Butterworth studied at the Royal Academy of Music. She made her concert debut in 1907 and on the light opera stage in 1914 as the Indian Princess in the revival of A Country Girl at Daly's Theatre. Two year later she played the heroine in Young England (with music by G. H. Clutsam and Hubert Bath) at the same theatre. Her first big success was as Georgine in the 1918 production of The Lilac Domino at The Empire Theatre in Leicester Square (it ran for 747 performances). In 2020 she took over the lead from Ada Reeve in Medorah at the Alhambra during its three month run. Another highly successful production was Lilac Time, at the Lyric Theatre in 1922 (626 performances). Butterworth played the part of Lili.

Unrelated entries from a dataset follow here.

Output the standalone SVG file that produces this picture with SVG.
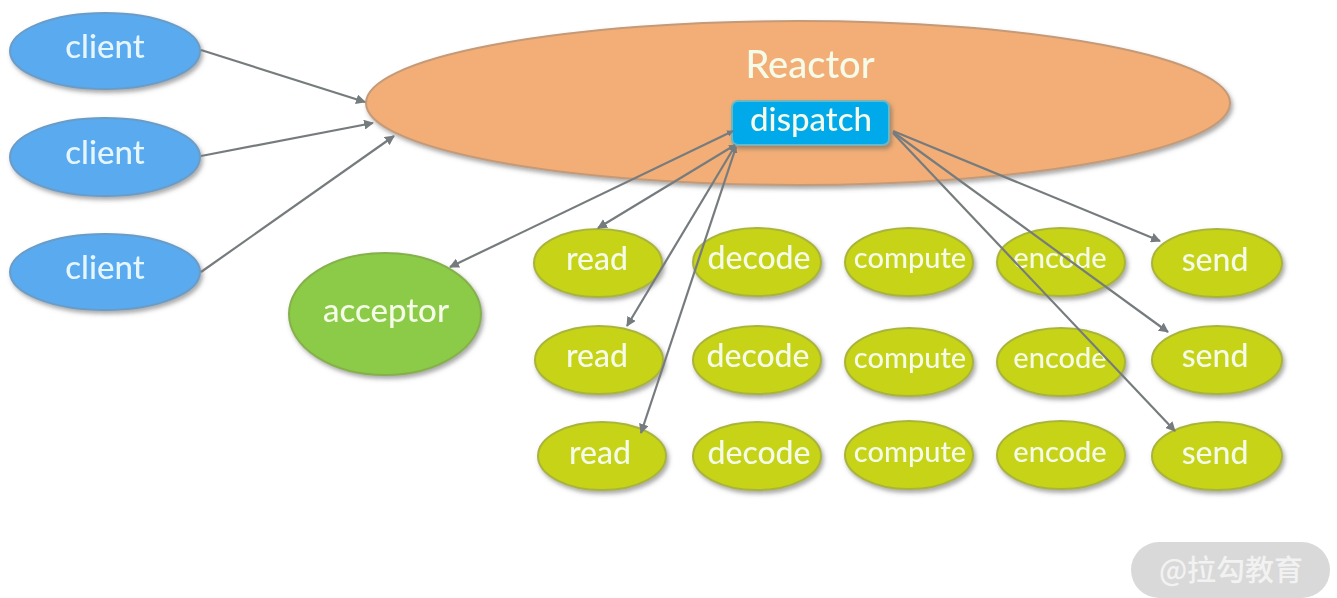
<svg xmlns="http://www.w3.org/2000/svg" width="1337" height="598" viewBox="0 0 1337 598">
<style>
text{font-family:"Lato","Noto Sans",sans-serif;fill:#f4fbe8;text-anchor:middle;font-weight:500}
.c ellipse{fill:#5aaaf0;stroke:#6a9cc8;stroke-width:2}
.c text{font-size:33px;fill:#e6f6ff}
.t ellipse{fill:#c6d318;stroke:#a9b43c;stroke-width:2}
.t text{font-size:32px}
.t text.n{font-size:29px}
.l{stroke:#767c7e;stroke-width:2.2;fill:none;marker-end:url(#a)}
.b{marker-start:url(#b)}
</style>
<defs>
<filter id="s" x="-10%" y="-20%" width="120%" height="140%"><feDropShadow dx="2" dy="3" stdDeviation="2" flood-color="#555" flood-opacity=".5"/></filter>
<marker id="a" viewBox="0 0 10 10" refX="9" refY="5" markerWidth="4.5" markerHeight="4.5" orient="auto-start-reverse"><path d="M0 0L10 5L0 10z" fill="#767c7e"/></marker>
<marker id="b" viewBox="0 0 10 10" refX="9" refY="5" markerWidth="3" markerHeight="3" orient="auto-start-reverse"><path d="M0 0L10 5L0 10z" fill="#767c7e"/></marker>
</defs>
<rect width="1337" height="598" fill="#fff"/>
<g id="reactor" filter="url(#s)"><ellipse cx="798" cy="103" rx="432" ry="82" fill="#f2ae76" stroke="#c49a78" stroke-width="2"/><text x="810" y="78" font-size="38">Reactor</text></g>
<g id="client1" class="c" filter="url(#s)"><ellipse cx="105" cy="51" rx="95" ry="38"/><text x="105" y="58">client</text></g>
<g id="client2" class="c" filter="url(#s)"><ellipse cx="105" cy="157" rx="95" ry="39"/><text x="105" y="164">client</text></g>
<g id="client3" class="c" filter="url(#s)"><ellipse cx="105" cy="272" rx="95" ry="38"/><text x="105" y="279">client</text></g>
<g id="acceptor" class="t" filter="url(#s)"><ellipse cx="385" cy="314" rx="96" ry="61" style="fill:#8ccb46;stroke:#85b04c"/><text x="386" y="322" style="font-size:33px">acceptor</text></g>
<g id="dispatch" filter="url(#s)"><rect x="732" y="101" width="157" height="44" rx="6" fill="#04a9ea" stroke="#6fb6c0" stroke-width="2"/><text x="811" y="131" font-size="33">dispatch</text></g>
<g id="read1" class="t" filter="url(#s)"><ellipse cx="598" cy="263" rx="64" ry="34"/><text x="597" y="270">read</text></g>
<g id="decode1" class="t" filter="url(#s)"><ellipse cx="757" cy="262" rx="64" ry="34"/><text x="759" y="269">decode</text></g>
<g id="compute1" class="t" filter="url(#s)"><ellipse cx="909" cy="262" rx="64" ry="34"/><text x="910" y="268" class="n">compute</text></g>
<g id="encode1" class="t" filter="url(#s)"><ellipse cx="1061" cy="262" rx="64" ry="34"/><text x="1060" y="268" class="n">encode</text></g>
<g id="send1" class="t" filter="url(#s)"><ellipse cx="1217" cy="263" rx="65" ry="34"/><text x="1215" y="271">send</text></g>
<g id="read2" class="t" filter="url(#s)"><ellipse cx="599" cy="360" rx="64" ry="34"/><text x="597" y="367">read</text></g>
<g id="decode2" class="t" filter="url(#s)"><ellipse cx="757" cy="360" rx="64" ry="34"/><text x="758" y="367">decode</text></g>
<g id="compute2" class="t" filter="url(#s)"><ellipse cx="909" cy="362" rx="64" ry="34"/><text x="910" y="368" class="n">compute</text></g>
<g id="encode2" class="t" filter="url(#s)"><ellipse cx="1061" cy="362" rx="64" ry="34"/><text x="1060" y="368" class="n">encode</text></g>
<g id="send2" class="t" filter="url(#s)"><ellipse cx="1217" cy="360" rx="65" ry="34"/><text x="1215" y="367">send</text></g>
<g id="read3" class="t" filter="url(#s)"><ellipse cx="602" cy="456" rx="64" ry="34"/><text x="600" y="464">read</text></g>
<g id="decode3" class="t" filter="url(#s)"><ellipse cx="757" cy="456" rx="64" ry="34"/><text x="759" y="464">decode</text></g>
<g id="compute3" class="t" filter="url(#s)"><ellipse cx="909" cy="455" rx="64" ry="34"/><text x="910" y="462" class="n">compute</text></g>
<g id="encode3" class="t" filter="url(#s)"><ellipse cx="1061" cy="455" rx="64" ry="34"/><text x="1060" y="462" class="n">encode</text></g>
<g id="send3" class="t" filter="url(#s)"><ellipse cx="1217" cy="456" rx="65" ry="34"/><text x="1215" y="464">send</text></g>
<g id="connectors">
<path class="l" d="M201 50L365 102"/>
<path class="l" d="M201 156L373 123"/>
<path class="l" d="M201 272L394 136"/>
<path class="l b" d="M733 131L450 267"/>
<path class="l b" d="M735 145L598 228"/>
<path class="l b" d="M735 146L627 326"/>
<path class="l b" d="M736 147L641 433"/>
<path class="l" d="M893 131L1160 241"/>
<path class="l" d="M893 132L1168 332"/>
<path class="l" d="M893 133L1175 431"/>
</g>
<g id="watermark"><rect x="1131" y="542" width="199" height="56" rx="28" fill="#d9d9d9"/><text x="1231" y="581" font-size="29" style="font-family:'Noto Sans CJK SC','Noto Sans',sans-serif;fill:#f2f2f2">@拉勾教育</text></g>
</svg>
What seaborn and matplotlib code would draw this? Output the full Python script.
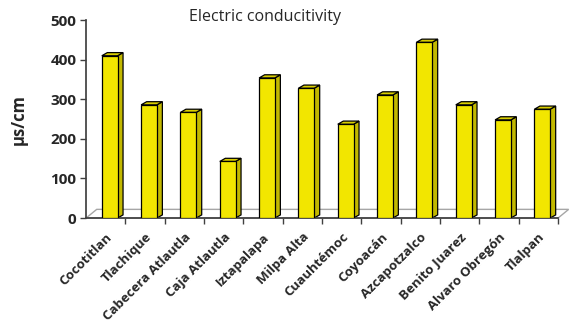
import matplotlib
matplotlib.use("Agg")
import matplotlib.pyplot as plt
from matplotlib.patches import Polygon
import seaborn as sns
import pandas as pd

sites = [
    "Cocotitlan", "Tlachique", "Cabecera Atlautla", "Caja Atlautla",
    "Iztapalapa", "Milpa Alta", "Cuauhtémoc", "Coyoacán",
    "Azcapotzalco", "Benito Juarez", "Alvaro Obregón", "Tlalpan",
]
conductivity = [410, 286, 267, 143, 354, 328, 237, 311, 444, 286, 248, 275]
yticks = [0, 100, 200, 300, 400, 500]

front_col = "#F2E600"
side_col = "#C2B800"
top_col = "#D9CE00"

sns.set_theme(style="white")
plt.rcParams["font.family"] = ["Open Sans", "DejaVu Sans"]

df = pd.DataFrame({"site": sites, "value": conductivity})

fig = plt.figure(figsize=(5.7, 3.25), dpi=100)
ax = fig.add_axes([0.151, 0.329, 0.828, 0.609])

sns.barplot(data=df, x="site", y="value", color=front_col, saturation=1,
            width=0.4, edgecolor="black", linewidth=0.9, ax=ax, zorder=3)

# fake 3D look: shift front faces a bit and add side/top faces
dx, dy = 0.14, 8
for p in ax.patches:
    p.set_x(p.get_x() + 0.1)
    x0, w, h = p.get_x(), p.get_width(), p.get_height()
    x1 = x0 + w
    side = Polygon([(x1, 0), (x1 + dx, dy), (x1 + dx, h + dy), (x1, h)],
                   closed=True, facecolor=side_col, edgecolor="black",
                   linewidth=0.9, zorder=2)
    top = Polygon([(x0, h), (x0 + dx, h + dy), (x1 + dx, h + dy), (x1, h)],
                  closed=True, facecolor=top_col, edgecolor="black",
                  linewidth=0.9, zorder=2)
    ax.add_patch(side)
    ax.add_patch(top)

n = len(sites)
ax.set_xlim(-0.5, n - 0.5)
ax.set_ylim(0, 500)

# floor
fdx, fdy = 0.27, 22
floor = Polygon([(-0.5, 0), (-0.5 + fdx, fdy), (n - 0.5 + fdx, fdy), (n - 0.5, 0)],
                closed=True, fill=False, edgecolor="#A6A6A6", linewidth=1,
                clip_on=False, zorder=1)
ax.add_patch(floor)

for s in ["top", "right"]:
    ax.spines[s].set_visible(False)
ax.spines["left"].set_color("#404040")
ax.spines["bottom"].set_color("#404040")

ax.set_yticks(yticks)
ax.set_yticklabels([str(v) for v in yticks], fontsize=11, fontweight="bold")
ax.tick_params(axis="y", direction="out", length=4, width=1, color="#404040",
               left=True, pad=3)

ax.set_xticks(range(n))
ax.set_xticklabels(sites, rotation=45, ha="right", rotation_mode="anchor",
                   fontsize=9.5, fontweight="bold")
ax.set_xticks([i + 0.5 for i in range(n)], minor=True)
ax.tick_params(axis="x", which="major", length=0, pad=9)
ax.tick_params(axis="x", which="minor", direction="out", length=4, width=1,
               color="#404040", bottom=True)

ax.set_xlabel("")
ax.set_ylabel("µs/cm", fontsize=12, fontweight="bold", labelpad=16)
ax.text(0.38, 1.015, "Electric conducitivity", transform=ax.transAxes,
        ha="center", va="center", fontsize=11.5)

fig.savefig("out.png", dpi=100)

While studying at the Academy in the early 1900s, Butterworth first met the composer Montague Phillips, who wrote most of his 100 or more highly popular "royalty ballads" for her. They married at St Peter's Church, Hampstead on 29 December 1909. She performed his song cycle Sea Echoes at the Queen's Hall Proms in the autumn of 1915.

Most successfully, he created the title role of his operetta The Rebel Maid for her, and she starred in its first production at the Empire Theatre in 1921 as Lady Mary Trefusis. Selections were recorded by the Empire Theatre Orchestra on 20 May 1921 with the composer conducting, and issued by Columbia Records. Although on stage for only four months (114 performances) due to the contemporary coal strike, The Rebel Maid quickly became a staple of amateur operatic societies. Clara Butterworth's ballad 'Sail my Ships' was particularly popular and often performed separately.

Butterworth was a frequent broadcaster on BBC radio from the mid-1920s and into the 1930s, mostly in events billed jointly with her husband, such as the full scale concert of his music broadcast in August 1933 with the BBC Symphony Orchestra. These concerts became an annual fixture for a while, the last one broadcast in December 1937. Her public appearances cease after this point.

From the 1920s Butterworth and Phillips lived at Clare Cottage, Clare Hill, Esher until his death in 1969. They had a son and a daughter. Clara survived him and most of her family, dying in Cobham at the age of 109 in 1996.